__Problem details__. Copy every record below exactly as written, but leave out the pictures.

__Entries with chart source code__.
....

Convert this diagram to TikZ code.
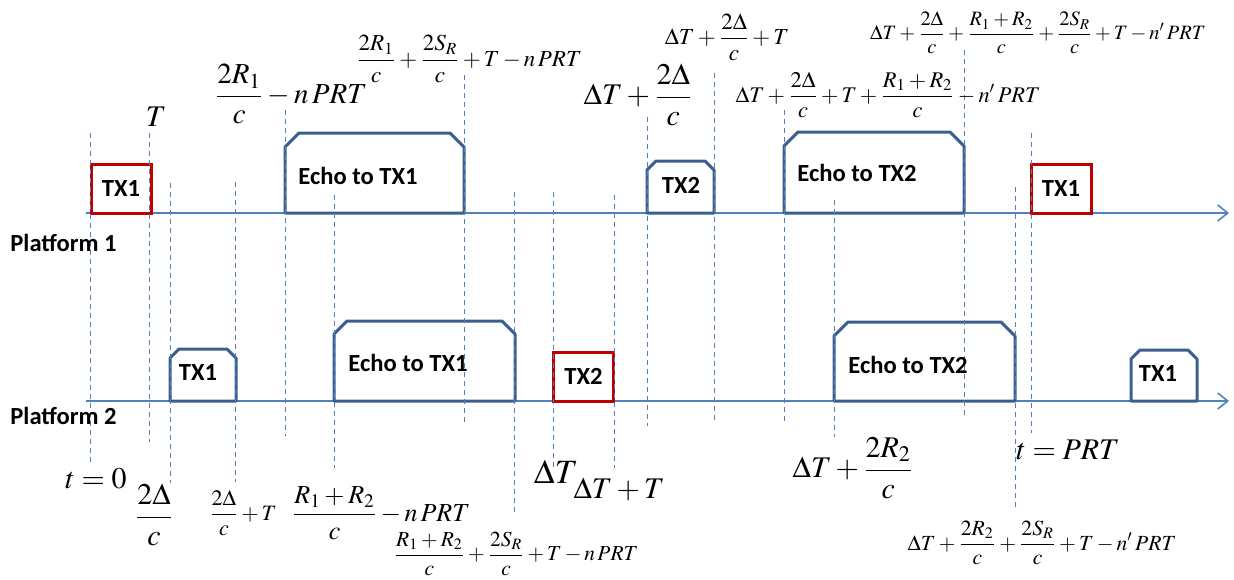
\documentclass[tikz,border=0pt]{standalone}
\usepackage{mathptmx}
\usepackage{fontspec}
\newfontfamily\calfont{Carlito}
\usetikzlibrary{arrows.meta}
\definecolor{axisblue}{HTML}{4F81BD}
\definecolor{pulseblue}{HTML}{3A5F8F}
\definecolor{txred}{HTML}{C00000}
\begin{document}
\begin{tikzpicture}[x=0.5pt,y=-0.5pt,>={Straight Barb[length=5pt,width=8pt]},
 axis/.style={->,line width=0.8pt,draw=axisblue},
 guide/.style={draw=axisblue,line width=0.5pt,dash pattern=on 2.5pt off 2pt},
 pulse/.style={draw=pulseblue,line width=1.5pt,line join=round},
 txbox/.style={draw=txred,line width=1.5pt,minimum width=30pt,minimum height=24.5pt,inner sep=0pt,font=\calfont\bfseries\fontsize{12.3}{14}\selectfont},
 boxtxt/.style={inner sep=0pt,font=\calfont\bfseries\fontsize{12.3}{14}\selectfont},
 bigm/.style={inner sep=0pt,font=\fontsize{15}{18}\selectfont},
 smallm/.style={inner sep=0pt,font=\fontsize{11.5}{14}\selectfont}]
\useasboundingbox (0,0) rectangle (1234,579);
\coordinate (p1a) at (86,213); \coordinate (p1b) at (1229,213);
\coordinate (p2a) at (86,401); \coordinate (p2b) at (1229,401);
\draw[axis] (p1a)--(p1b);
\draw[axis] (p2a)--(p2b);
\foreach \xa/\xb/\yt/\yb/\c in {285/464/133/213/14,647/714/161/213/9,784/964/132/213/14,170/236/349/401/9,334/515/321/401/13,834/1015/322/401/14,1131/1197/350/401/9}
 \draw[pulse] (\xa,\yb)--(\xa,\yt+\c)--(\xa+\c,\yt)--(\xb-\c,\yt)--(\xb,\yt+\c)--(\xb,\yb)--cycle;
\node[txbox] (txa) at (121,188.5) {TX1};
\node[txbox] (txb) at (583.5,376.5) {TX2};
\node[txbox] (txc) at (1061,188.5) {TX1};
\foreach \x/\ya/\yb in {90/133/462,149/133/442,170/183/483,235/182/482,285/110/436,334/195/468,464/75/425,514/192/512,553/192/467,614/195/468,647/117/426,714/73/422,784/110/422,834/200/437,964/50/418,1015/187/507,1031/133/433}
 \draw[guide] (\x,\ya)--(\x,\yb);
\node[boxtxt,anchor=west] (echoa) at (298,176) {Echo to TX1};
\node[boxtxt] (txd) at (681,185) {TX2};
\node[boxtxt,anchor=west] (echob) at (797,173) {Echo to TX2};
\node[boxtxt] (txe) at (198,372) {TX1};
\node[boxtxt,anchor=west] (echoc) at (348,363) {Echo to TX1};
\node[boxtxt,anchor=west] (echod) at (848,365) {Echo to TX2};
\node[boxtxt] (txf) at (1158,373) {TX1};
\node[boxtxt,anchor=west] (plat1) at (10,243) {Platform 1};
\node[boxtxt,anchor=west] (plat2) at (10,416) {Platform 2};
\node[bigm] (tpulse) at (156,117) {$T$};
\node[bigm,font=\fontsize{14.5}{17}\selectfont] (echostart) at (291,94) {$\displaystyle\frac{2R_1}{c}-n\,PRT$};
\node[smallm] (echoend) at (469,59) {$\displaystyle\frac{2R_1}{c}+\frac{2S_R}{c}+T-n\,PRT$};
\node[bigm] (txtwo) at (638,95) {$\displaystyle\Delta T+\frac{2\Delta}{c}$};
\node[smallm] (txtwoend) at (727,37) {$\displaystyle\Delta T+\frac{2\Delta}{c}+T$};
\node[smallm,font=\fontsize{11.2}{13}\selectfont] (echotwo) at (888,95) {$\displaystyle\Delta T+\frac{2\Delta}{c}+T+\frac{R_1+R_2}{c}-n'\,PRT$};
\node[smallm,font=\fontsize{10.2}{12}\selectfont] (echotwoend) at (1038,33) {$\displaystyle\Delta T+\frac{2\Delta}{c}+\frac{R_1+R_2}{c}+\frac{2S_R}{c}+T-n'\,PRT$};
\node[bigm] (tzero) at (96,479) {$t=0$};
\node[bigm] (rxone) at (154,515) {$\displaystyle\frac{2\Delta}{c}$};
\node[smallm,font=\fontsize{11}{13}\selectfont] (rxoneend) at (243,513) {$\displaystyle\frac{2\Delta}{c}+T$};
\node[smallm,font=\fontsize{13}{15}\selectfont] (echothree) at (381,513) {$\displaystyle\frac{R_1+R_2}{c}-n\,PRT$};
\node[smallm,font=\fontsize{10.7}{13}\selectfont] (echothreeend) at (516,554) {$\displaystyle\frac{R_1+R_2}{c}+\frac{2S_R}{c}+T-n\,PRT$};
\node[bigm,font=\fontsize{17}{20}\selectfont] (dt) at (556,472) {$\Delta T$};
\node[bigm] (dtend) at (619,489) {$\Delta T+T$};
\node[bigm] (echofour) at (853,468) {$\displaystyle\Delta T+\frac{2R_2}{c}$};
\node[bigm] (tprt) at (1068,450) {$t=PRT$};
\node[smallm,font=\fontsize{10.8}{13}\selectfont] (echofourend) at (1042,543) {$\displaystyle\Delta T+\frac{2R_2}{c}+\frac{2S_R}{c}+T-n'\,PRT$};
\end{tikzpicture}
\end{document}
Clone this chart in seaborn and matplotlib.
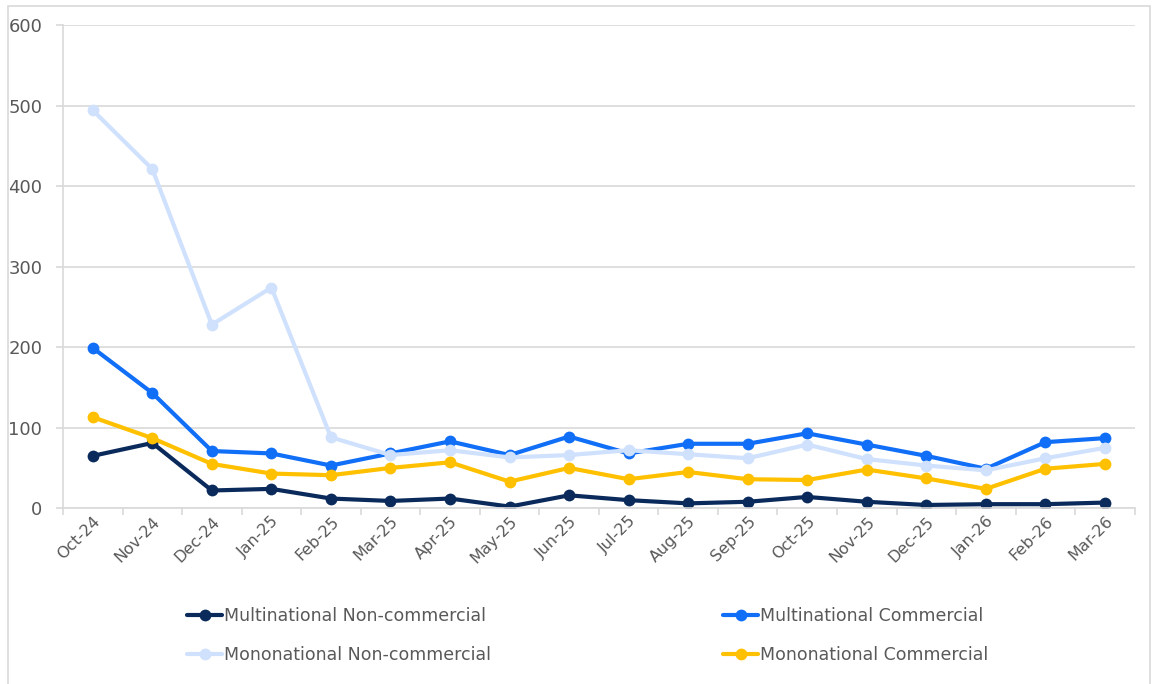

....

__The response__.
Convert this diagram to TikZ code.
\documentclass[tikz,border=0pt]{standalone}
\usepackage{mathptmx}
\usepackage{fontspec}
\newfontfamily\calfont{Carlito}
\usetikzlibrary{arrows.meta}
\definecolor{axisblue}{HTML}{4F81BD}
\definecolor{pulseblue}{HTML}{3A5F8F}
\definecolor{txred}{HTML}{C00000}
\begin{document}
\begin{tikzpicture}[x=0.5pt,y=-0.5pt,>={Straight Barb[length=5pt,width=8pt]},
 axis/.style={->,line width=0.8pt,draw=axisblue},
 guide/.style={draw=axisblue,line width=0.5pt,dash pattern=on 2.5pt off 2pt},
 pulse/.style={draw=pulseblue,line width=1.5pt,line join=round},
 txbox/.style={draw=txred,line width=1.5pt,minimum width=30pt,minimum height=24.5pt,inner sep=0pt,font=\calfont\bfseries\fontsize{12.3}{14}\selectfont},
 boxtxt/.style={inner sep=0pt,font=\calfont\bfseries\fontsize{12.3}{14}\selectfont},
 bigm/.style={inner sep=0pt,font=\fontsize{15}{18}\selectfont},
 smallm/.style={inner sep=0pt,font=\fontsize{11.5}{14}\selectfont}]
\useasboundingbox (0,0) rectangle (1234,579);
\coordinate (p1a) at (86,213); \coordinate (p1b) at (1229,213);
\coordinate (p2a) at (86,401); \coordinate (p2b) at (1229,401);
\draw[axis] (p1a)--(p1b);
\draw[axis] (p2a)--(p2b);
\foreach \xa/\xb/\yt/\yb/\c in {285/464/133/213/14,647/714/161/213/9,784/964/132/213/14,170/236/349/401/9,334/515/321/401/13,834/1015/322/401/14,1131/1197/350/401/9}
 \draw[pulse] (\xa,\yb)--(\xa,\yt+\c)--(\xa+\c,\yt)--(\xb-\c,\yt)--(\xb,\yt+\c)--(\xb,\yb)--cycle;
\node[txbox] (txa) at (121,188.5) {TX1};
\node[txbox] (txb) at (583.5,376.5) {TX2};
\node[txbox] (txc) at (1061,188.5) {TX1};
\foreach \x/\ya/\yb in {90/133/462,149/133/442,170/183/483,235/182/482,285/110/436,334/195/468,464/75/425,514/192/512,553/192/467,614/195/468,647/117/426,714/73/422,784/110/422,834/200/437,964/50/418,1015/187/507,1031/133/433}
 \draw[guide] (\x,\ya)--(\x,\yb);
\node[boxtxt,anchor=west] (echoa) at (298,176) {Echo to TX1};
\node[boxtxt] (txd) at (681,185) {TX2};
\node[boxtxt,anchor=west] (echob) at (797,173) {Echo to TX2};
\node[boxtxt] (txe) at (198,372) {TX1};
\node[boxtxt,anchor=west] (echoc) at (348,363) {Echo to TX1};
\node[boxtxt,anchor=west] (echod) at (848,365) {Echo to TX2};
\node[boxtxt] (txf) at (1158,373) {TX1};
\node[boxtxt,anchor=west] (plat1) at (10,243) {Platform 1};
\node[boxtxt,anchor=west] (plat2) at (10,416) {Platform 2};
\node[bigm] (tpulse) at (156,117) {$T$};
\node[bigm,font=\fontsize{14.5}{17}\selectfont] (echostart) at (291,94) {$\displaystyle\frac{2R_1}{c}-n\,PRT$};
\node[smallm] (echoend) at (469,59) {$\displaystyle\frac{2R_1}{c}+\frac{2S_R}{c}+T-n\,PRT$};
\node[bigm] (txtwo) at (638,95) {$\displaystyle\Delta T+\frac{2\Delta}{c}$};
\node[smallm] (txtwoend) at (727,37) {$\displaystyle\Delta T+\frac{2\Delta}{c}+T$};
\node[smallm,font=\fontsize{11.2}{13}\selectfont] (echotwo) at (888,95) {$\displaystyle\Delta T+\frac{2\Delta}{c}+T+\frac{R_1+R_2}{c}-n'\,PRT$};
\node[smallm,font=\fontsize{10.2}{12}\selectfont] (echotwoend) at (1038,33) {$\displaystyle\Delta T+\frac{2\Delta}{c}+\frac{R_1+R_2}{c}+\frac{2S_R}{c}+T-n'\,PRT$};
\node[bigm] (tzero) at (96,479) {$t=0$};
\node[bigm] (rxone) at (154,515) {$\displaystyle\frac{2\Delta}{c}$};
\node[smallm,font=\fontsize{11}{13}\selectfont] (rxoneend) at (243,513) {$\displaystyle\frac{2\Delta}{c}+T$};
\node[smallm,font=\fontsize{13}{15}\selectfont] (echothree) at (381,513) {$\displaystyle\frac{R_1+R_2}{c}-n\,PRT$};
\node[smallm,font=\fontsize{10.7}{13}\selectfont] (echothreeend) at (516,554) {$\displaystyle\frac{R_1+R_2}{c}+\frac{2S_R}{c}+T-n\,PRT$};
\node[bigm,font=\fontsize{17}{20}\selectfont] (dt) at (556,472) {$\Delta T$};
\node[bigm] (dtend) at (619,489) {$\Delta T+T$};
\node[bigm] (echofour) at (853,468) {$\displaystyle\Delta T+\frac{2R_2}{c}$};
\node[bigm] (tprt) at (1068,450) {$t=PRT$};
\node[smallm,font=\fontsize{10.8}{13}\selectfont] (echofourend) at (1042,543) {$\displaystyle\Delta T+\frac{2R_2}{c}+\frac{2S_R}{c}+T-n'\,PRT$};
\end{tikzpicture}
\end{document}
Clone this chart in seaborn and matplotlib.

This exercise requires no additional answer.